Respondents also gave the president-elect high marks for his leadership skills and empathy, particularly for the concerns of the middle class.
Even Ronald Reagan, who won a landslide victory over President Jimmy Carter in 1980 during another period of economic uncertainty, was viewed more skeptically than Obama before his inauguration. At the time, 51 percent said Reagan would be a good or great president, according to the Gallup Poll.
The AP-GfK poll found widespread disapproval of Obama’s predecessor, President George W. Bush.
Sixty-one percent believe Bush will go down in history as a below average or poor president, including 31 percent of Republicans. Just 32 percent of Republicans say he will be remembered as above average.
Indeed, when asked why she believed Obama was likely to succeed, Lauri Raleigh, 48, of Hanover, Pa., replied, “Because he’s not Bush.”
Raleigh, a teacher and mother of three, said Obama “brings a different set of values, a different viewpoint to Washington, to the White House in particular, that we haven’t been there in the last eight years. His openness to other ideas, his willingness to take advice from other people is something that I think has been lacking in the presidency.”
The poll found solid support for Obama’s economic recovery plan, which he is crafting with congressional leaders and which is now projected to cost $825 billion. Fifty-five percent said they supported the plan, and 58 percent said they believed it would bring significant improvements to the economy.
Respondents did express concerns about the federal deficit, which is already projected to top $1 trillion even before the stimulus plan is enacted.
Still, 48 percent said it was important to stimulate the economy even if meant an increase in the deficit while 44 percent said it was more important to cut spending and trim the deficit.
Dawn Timmons, 39, a homemaker from Wallace, S.C., said she opposed Obama’s stimulus plan.
“We can’t afford to lose money, spending left and right,” she said, noting that she found Obama “a little cocky.”
She added, “We already got a lot of debt. The debt is just going to get worse if he just keeps spending money.”
The poll found 69 percent approve of the way Obama has handled his transition to the presidency. That’s down slightly from 73 percent last month, before Illinois Gov. Rod Blagojevich was arrested on federal charges of trying to barter Obama’s open Senate seat for personal gain.

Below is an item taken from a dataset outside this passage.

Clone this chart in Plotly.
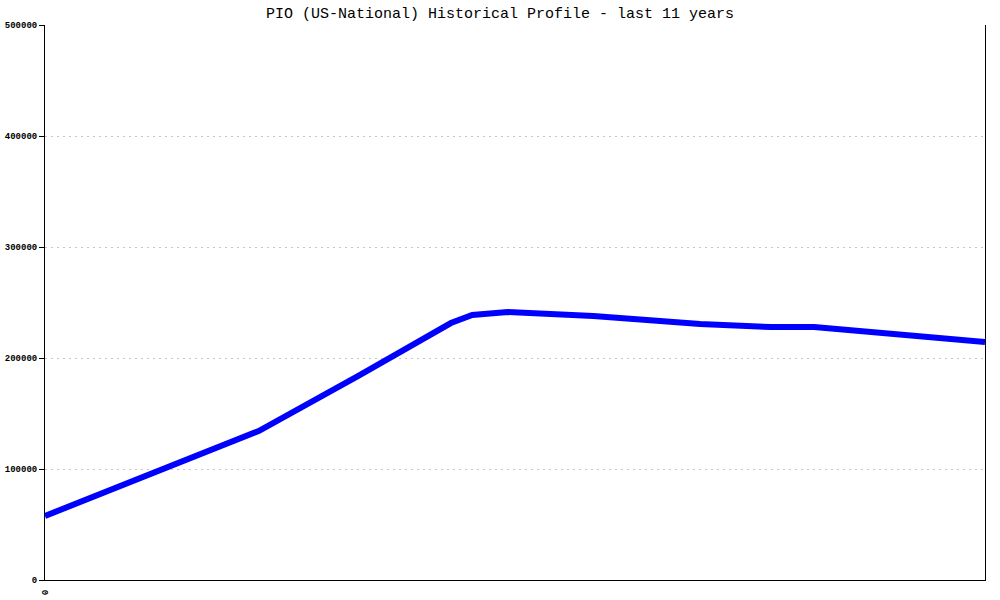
import plotly.graph_objects as go

# month index since start of the 11-year window
months = [0, 30, 44, 57, 60, 65, 77, 92, 102, 108, 132]
values = [57700, 134200, 183800, 231500, 238700, 241400, 237800, 230600, 227900, 227900, 214400]

y_ticks = [0, 100000, 200000, 300000, 400000, 500000]
title_text = "PIO (US-National) Historical Profile - last 11 years"

fig = go.Figure()
fig.add_trace(go.Scatter(
    x=months, y=values, mode="lines",
    line=dict(color="#0000ff", width=6),
    hoverinfo="skip", showlegend=False,
))

fig.update_layout(
    width=1000, height=600,
    margin=dict(l=45, r=15, t=25, b=20, autoexpand=False),
    paper_bgcolor="white", plot_bgcolor="white",
    title=dict(text=title_text, x=0.5, xanchor="center", yref="container", y=0.978, yanchor="middle",
               font=dict(family="Liberation Mono", size=15, color="black")),
    font=dict(family="Liberation Mono", color="black"),
)
fig.update_xaxes(
    range=[0, 132], showgrid=False, zeroline=False, automargin=False,
    showline=True, linecolor="black", linewidth=1,
    tickmode="array", tickvals=[0], ticktext=["<b>0</b>"], tickangle=90,
    ticks="", ticklabelstandoff=7, tickfont=dict(size=9, family="Liberation Mono"),
)
fig.update_yaxes(
    range=[0, 500000], zeroline=False, automargin=False,
    showline=True, linecolor="black", linewidth=1, mirror=True,
    showgrid=True, gridcolor="#c8c8c8", griddash="2px,4px", gridwidth=1,
    tickmode="array", tickvals=y_ticks, ticktext=["<b>%d</b>" % v for v in y_ticks],
    ticks="outside", ticklen=5, tickcolor="black",
    tickfont=dict(size=9, family="Liberation Mono"),
)

fig.write_html("out.html", config={"displayModeBar": False},
               post_script="document.body.style.margin='0';")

Still, the poll found approval of Obama’s transition remained strong and remarkably broad despite the Blagojevich controversy and other, smaller snags. Fully 85 percent of Democrats approve of the transition, along with 63 percent of independents and 48 percent of Republicans.
Darlene Clark, a 51-year old homemaker from Farmington, Mich., voted for Republican John McCain in November but has little but praise for Obama now.
“He’s very charismatic, got good leadership qualities,” Clark said. “Obviously, he’s a really smart person and I think he will try his best to do what he thinks is best for the country.”
The AP-GfK poll was conducted Jan. 9-14 and involved landline and cell phone interviews with 1,001 randomly chosen adults. The margin of sampling error was plus or minus 3.1 percentage points.